_WRITTEN TASK_
Extract all lines in the data that contain the word "this".

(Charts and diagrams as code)

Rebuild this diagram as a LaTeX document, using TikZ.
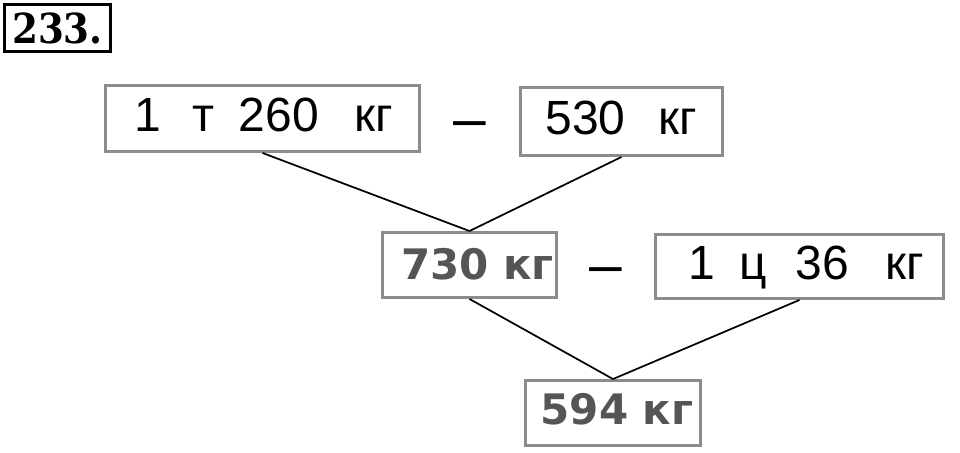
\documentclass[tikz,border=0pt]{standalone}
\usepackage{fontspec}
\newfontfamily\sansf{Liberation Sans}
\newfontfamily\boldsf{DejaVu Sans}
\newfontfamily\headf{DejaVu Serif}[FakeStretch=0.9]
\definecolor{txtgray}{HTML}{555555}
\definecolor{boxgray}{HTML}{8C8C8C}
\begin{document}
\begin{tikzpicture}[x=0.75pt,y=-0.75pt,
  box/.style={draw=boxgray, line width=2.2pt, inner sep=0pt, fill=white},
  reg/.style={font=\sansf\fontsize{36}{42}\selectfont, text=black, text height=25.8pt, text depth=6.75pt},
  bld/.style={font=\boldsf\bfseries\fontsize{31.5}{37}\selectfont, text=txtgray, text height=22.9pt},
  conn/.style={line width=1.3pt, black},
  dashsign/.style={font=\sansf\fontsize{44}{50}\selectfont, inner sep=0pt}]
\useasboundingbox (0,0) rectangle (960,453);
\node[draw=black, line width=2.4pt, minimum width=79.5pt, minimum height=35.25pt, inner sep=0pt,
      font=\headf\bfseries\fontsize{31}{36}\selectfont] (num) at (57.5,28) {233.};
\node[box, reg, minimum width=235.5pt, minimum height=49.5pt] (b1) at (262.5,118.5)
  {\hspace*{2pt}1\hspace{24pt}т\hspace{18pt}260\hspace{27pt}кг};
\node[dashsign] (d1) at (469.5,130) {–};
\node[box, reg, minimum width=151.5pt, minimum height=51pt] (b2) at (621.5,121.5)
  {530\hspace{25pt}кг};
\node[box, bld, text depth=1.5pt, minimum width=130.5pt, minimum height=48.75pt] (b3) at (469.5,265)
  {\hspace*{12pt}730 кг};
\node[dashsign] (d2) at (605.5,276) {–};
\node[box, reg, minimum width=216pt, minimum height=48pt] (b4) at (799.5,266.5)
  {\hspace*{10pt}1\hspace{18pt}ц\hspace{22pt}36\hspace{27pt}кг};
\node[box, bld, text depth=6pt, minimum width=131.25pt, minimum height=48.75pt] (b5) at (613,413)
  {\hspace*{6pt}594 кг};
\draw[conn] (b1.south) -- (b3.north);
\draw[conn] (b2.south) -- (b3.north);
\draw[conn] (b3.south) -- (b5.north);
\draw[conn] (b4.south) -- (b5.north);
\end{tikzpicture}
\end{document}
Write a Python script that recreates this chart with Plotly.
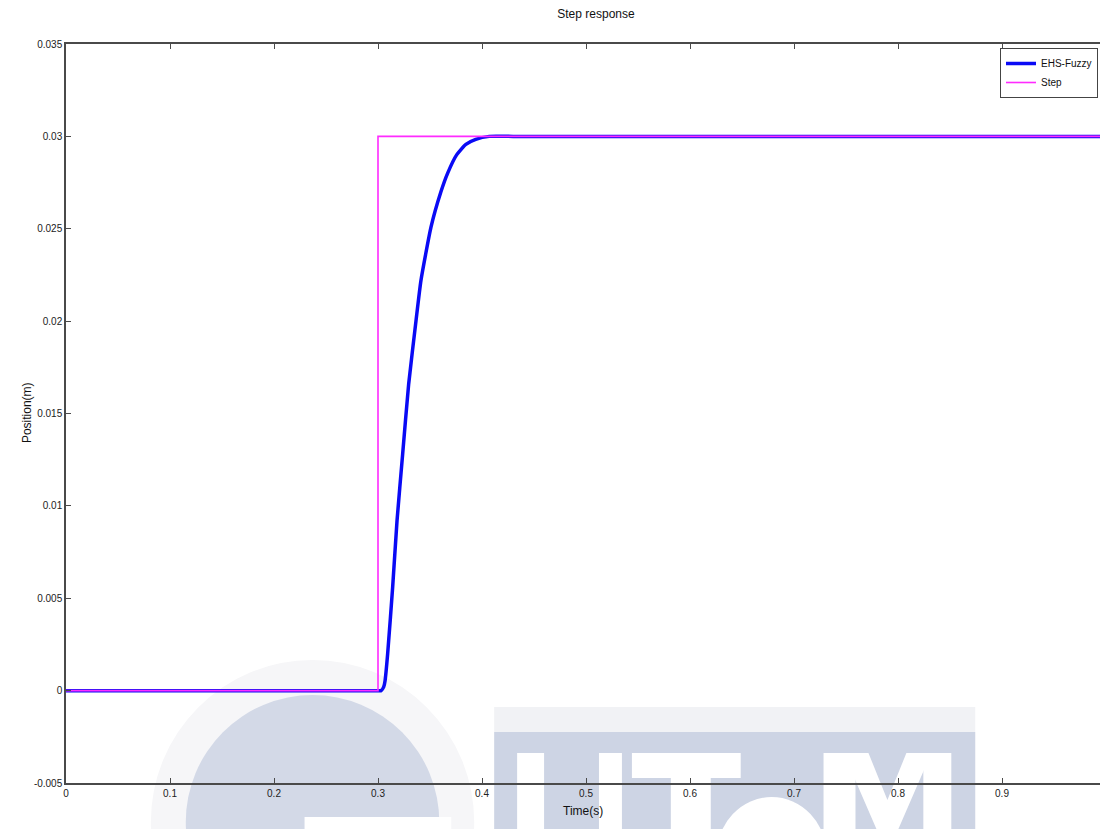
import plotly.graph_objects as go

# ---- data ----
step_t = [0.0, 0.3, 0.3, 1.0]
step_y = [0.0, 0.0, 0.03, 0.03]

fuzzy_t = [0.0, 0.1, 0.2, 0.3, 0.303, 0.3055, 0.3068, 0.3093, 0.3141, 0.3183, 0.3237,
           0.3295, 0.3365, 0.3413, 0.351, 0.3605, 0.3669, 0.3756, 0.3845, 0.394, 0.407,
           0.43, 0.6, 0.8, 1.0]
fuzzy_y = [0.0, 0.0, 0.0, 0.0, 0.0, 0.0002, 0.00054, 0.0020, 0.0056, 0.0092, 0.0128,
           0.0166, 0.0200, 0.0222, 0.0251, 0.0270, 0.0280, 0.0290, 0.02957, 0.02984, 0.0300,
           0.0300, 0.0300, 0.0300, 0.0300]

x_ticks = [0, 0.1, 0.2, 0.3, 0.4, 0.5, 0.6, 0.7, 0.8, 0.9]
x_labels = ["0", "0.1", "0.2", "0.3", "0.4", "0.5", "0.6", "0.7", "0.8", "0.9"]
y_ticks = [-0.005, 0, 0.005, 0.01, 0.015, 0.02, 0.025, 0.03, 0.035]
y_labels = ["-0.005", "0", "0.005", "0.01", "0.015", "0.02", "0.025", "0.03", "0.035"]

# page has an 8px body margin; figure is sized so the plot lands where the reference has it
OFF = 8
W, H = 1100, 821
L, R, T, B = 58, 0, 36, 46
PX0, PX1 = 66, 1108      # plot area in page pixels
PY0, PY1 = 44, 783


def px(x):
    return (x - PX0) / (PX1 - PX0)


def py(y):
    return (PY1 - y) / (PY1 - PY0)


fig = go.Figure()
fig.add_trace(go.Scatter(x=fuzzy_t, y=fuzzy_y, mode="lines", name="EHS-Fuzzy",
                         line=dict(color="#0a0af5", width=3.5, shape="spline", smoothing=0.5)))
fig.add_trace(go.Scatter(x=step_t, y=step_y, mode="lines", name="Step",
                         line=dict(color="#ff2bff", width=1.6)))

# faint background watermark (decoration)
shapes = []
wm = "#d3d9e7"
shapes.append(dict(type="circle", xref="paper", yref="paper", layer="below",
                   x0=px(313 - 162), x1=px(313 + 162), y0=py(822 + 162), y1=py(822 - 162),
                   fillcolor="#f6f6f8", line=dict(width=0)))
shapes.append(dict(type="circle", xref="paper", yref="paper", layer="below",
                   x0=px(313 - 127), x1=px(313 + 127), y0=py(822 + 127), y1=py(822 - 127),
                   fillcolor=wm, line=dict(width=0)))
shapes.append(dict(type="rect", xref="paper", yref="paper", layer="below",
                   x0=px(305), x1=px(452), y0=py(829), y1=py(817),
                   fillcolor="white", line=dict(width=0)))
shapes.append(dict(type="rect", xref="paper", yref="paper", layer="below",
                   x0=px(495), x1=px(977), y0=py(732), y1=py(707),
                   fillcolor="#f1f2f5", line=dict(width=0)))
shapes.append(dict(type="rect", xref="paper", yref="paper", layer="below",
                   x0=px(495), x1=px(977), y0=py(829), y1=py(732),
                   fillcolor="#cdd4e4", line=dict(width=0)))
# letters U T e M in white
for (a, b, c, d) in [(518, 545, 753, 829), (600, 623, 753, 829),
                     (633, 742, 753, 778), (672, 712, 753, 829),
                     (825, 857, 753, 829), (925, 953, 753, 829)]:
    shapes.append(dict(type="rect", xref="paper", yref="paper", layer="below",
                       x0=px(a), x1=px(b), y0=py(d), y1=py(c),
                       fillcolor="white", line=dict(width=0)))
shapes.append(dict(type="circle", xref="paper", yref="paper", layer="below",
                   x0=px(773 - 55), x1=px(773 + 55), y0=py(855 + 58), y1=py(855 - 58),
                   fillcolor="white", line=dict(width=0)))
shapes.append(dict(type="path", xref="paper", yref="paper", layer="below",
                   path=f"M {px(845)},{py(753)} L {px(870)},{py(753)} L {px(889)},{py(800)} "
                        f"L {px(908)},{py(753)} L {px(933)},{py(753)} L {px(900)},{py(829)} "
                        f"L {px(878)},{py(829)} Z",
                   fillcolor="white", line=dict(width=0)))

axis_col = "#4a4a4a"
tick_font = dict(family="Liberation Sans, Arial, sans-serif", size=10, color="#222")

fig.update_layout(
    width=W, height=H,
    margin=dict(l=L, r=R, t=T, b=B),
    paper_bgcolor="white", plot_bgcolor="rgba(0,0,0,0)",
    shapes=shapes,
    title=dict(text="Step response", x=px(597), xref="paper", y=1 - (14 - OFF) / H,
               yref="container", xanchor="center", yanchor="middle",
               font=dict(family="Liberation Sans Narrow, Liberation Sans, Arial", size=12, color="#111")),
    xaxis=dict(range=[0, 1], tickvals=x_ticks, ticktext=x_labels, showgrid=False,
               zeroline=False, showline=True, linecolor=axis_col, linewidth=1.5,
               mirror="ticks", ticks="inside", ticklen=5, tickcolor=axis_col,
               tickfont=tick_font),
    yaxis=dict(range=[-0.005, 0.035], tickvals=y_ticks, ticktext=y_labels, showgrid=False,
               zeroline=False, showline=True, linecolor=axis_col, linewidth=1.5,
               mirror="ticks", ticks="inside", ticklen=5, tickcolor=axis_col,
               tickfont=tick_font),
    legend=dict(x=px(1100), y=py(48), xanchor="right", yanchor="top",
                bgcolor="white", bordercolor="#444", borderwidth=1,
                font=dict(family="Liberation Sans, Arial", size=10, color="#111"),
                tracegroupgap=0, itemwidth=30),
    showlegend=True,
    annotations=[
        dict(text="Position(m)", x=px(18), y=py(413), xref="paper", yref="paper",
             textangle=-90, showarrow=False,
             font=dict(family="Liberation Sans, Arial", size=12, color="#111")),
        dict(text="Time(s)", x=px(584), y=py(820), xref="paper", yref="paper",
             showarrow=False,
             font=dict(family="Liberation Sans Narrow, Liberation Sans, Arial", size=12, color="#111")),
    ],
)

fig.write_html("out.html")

_ANSWER FOR THE TASK_
Rebuild this diagram as a LaTeX document, using TikZ.
Write a Python script that recreates this chart with Plotly.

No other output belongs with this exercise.